— BEGIN RAW DATA —

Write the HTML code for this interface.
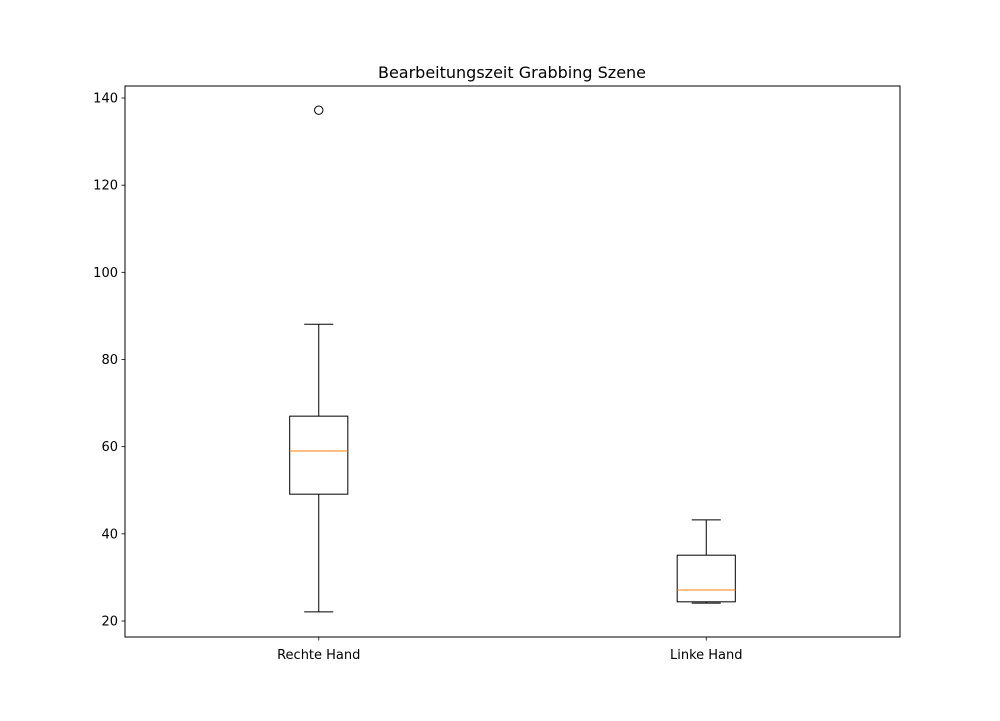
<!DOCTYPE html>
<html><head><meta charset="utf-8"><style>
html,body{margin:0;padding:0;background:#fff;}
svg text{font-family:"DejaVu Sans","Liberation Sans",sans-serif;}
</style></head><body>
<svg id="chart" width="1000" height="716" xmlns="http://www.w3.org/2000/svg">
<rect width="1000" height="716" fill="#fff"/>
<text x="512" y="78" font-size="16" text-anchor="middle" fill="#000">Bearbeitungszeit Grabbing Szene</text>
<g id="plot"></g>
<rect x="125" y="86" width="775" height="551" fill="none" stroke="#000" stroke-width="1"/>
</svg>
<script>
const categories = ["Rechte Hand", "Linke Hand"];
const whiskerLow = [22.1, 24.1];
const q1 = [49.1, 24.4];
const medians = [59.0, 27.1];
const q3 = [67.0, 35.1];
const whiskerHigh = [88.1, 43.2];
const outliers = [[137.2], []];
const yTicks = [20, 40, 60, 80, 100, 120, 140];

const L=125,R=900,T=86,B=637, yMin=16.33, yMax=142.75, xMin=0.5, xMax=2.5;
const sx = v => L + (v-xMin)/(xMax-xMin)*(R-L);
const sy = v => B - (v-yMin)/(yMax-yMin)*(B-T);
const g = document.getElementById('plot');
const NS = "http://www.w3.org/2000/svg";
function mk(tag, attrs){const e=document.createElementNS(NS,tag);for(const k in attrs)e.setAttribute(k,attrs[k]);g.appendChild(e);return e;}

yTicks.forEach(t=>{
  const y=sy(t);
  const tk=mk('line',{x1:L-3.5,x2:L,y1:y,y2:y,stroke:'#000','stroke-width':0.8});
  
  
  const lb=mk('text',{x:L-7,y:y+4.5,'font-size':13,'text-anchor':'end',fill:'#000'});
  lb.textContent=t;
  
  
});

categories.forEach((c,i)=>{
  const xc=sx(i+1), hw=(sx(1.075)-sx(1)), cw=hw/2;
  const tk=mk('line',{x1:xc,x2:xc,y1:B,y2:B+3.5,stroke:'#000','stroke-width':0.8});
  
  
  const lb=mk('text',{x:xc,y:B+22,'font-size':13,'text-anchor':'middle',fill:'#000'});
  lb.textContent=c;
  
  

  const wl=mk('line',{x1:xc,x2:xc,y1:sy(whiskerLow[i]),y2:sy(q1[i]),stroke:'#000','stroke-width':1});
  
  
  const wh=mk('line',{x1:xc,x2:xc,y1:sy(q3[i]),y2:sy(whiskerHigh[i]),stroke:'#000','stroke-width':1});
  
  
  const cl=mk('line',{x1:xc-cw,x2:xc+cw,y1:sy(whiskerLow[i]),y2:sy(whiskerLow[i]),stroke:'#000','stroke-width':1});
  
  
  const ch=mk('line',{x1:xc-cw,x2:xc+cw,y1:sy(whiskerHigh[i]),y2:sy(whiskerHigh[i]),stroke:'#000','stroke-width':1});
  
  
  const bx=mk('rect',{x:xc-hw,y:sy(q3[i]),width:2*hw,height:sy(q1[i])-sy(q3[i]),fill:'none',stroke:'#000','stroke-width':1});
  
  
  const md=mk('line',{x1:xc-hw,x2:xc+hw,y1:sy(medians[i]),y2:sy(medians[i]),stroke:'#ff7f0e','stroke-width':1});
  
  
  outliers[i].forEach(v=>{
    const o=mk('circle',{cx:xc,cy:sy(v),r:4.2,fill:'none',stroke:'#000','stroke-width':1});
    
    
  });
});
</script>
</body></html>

— END RAW DATA —

Repeat the material above in full and unchanged, minus its images.

Write the HTML code for this interface.
<!DOCTYPE html>
<html><head><meta charset="utf-8"><style>
html,body{margin:0;padding:0;background:#fff;}
svg text{font-family:"DejaVu Sans","Liberation Sans",sans-serif;}
</style></head><body>
<svg id="chart" width="1000" height="716" xmlns="http://www.w3.org/2000/svg">
<rect width="1000" height="716" fill="#fff"/>
<text x="512" y="78" font-size="16" text-anchor="middle" fill="#000">Bearbeitungszeit Grabbing Szene</text>
<g id="plot"></g>
<rect x="125" y="86" width="775" height="551" fill="none" stroke="#000" stroke-width="1"/>
</svg>
<script>
const categories = ["Rechte Hand", "Linke Hand"];
const whiskerLow = [22.1, 24.1];
const q1 = [49.1, 24.4];
const medians = [59.0, 27.1];
const q3 = [67.0, 35.1];
const whiskerHigh = [88.1, 43.2];
const outliers = [[137.2], []];
const yTicks = [20, 40, 60, 80, 100, 120, 140];

const L=125,R=900,T=86,B=637, yMin=16.33, yMax=142.75, xMin=0.5, xMax=2.5;
const sx = v => L + (v-xMin)/(xMax-xMin)*(R-L);
const sy = v => B - (v-yMin)/(yMax-yMin)*(B-T);
const g = document.getElementById('plot');
const NS = "http://www.w3.org/2000/svg";
function mk(tag, attrs){const e=document.createElementNS(NS,tag);for(const k in attrs)e.setAttribute(k,attrs[k]);g.appendChild(e);return e;}

yTicks.forEach(t=>{
  const y=sy(t);
  const tk=mk('line',{x1:L-3.5,x2:L,y1:y,y2:y,stroke:'#000','stroke-width':0.8});
  
  
  const lb=mk('text',{x:L-7,y:y+4.5,'font-size':13,'text-anchor':'end',fill:'#000'});
  lb.textContent=t;
  
  
});

categories.forEach((c,i)=>{
  const xc=sx(i+1), hw=(sx(1.075)-sx(1)), cw=hw/2;
  const tk=mk('line',{x1:xc,x2:xc,y1:B,y2:B+3.5,stroke:'#000','stroke-width':0.8});
  
  
  const lb=mk('text',{x:xc,y:B+22,'font-size':13,'text-anchor':'middle',fill:'#000'});
  lb.textContent=c;
  
  

  const wl=mk('line',{x1:xc,x2:xc,y1:sy(whiskerLow[i]),y2:sy(q1[i]),stroke:'#000','stroke-width':1});
  
  
  const wh=mk('line',{x1:xc,x2:xc,y1:sy(q3[i]),y2:sy(whiskerHigh[i]),stroke:'#000','stroke-width':1});
  
  
  const cl=mk('line',{x1:xc-cw,x2:xc+cw,y1:sy(whiskerLow[i]),y2:sy(whiskerLow[i]),stroke:'#000','stroke-width':1});
  
  
  const ch=mk('line',{x1:xc-cw,x2:xc+cw,y1:sy(whiskerHigh[i]),y2:sy(whiskerHigh[i]),stroke:'#000','stroke-width':1});
  
  
  const bx=mk('rect',{x:xc-hw,y:sy(q3[i]),width:2*hw,height:sy(q1[i])-sy(q3[i]),fill:'none',stroke:'#000','stroke-width':1});
  
  
  const md=mk('line',{x1:xc-hw,x2:xc+hw,y1:sy(medians[i]),y2:sy(medians[i]),stroke:'#ff7f0e','stroke-width':1});
  
  
  outliers[i].forEach(v=>{
    const o=mk('circle',{cx:xc,cy:sy(v),r:4.2,fill:'none',stroke:'#000','stroke-width':1});
    
    
  });
});
</script>
</body></html>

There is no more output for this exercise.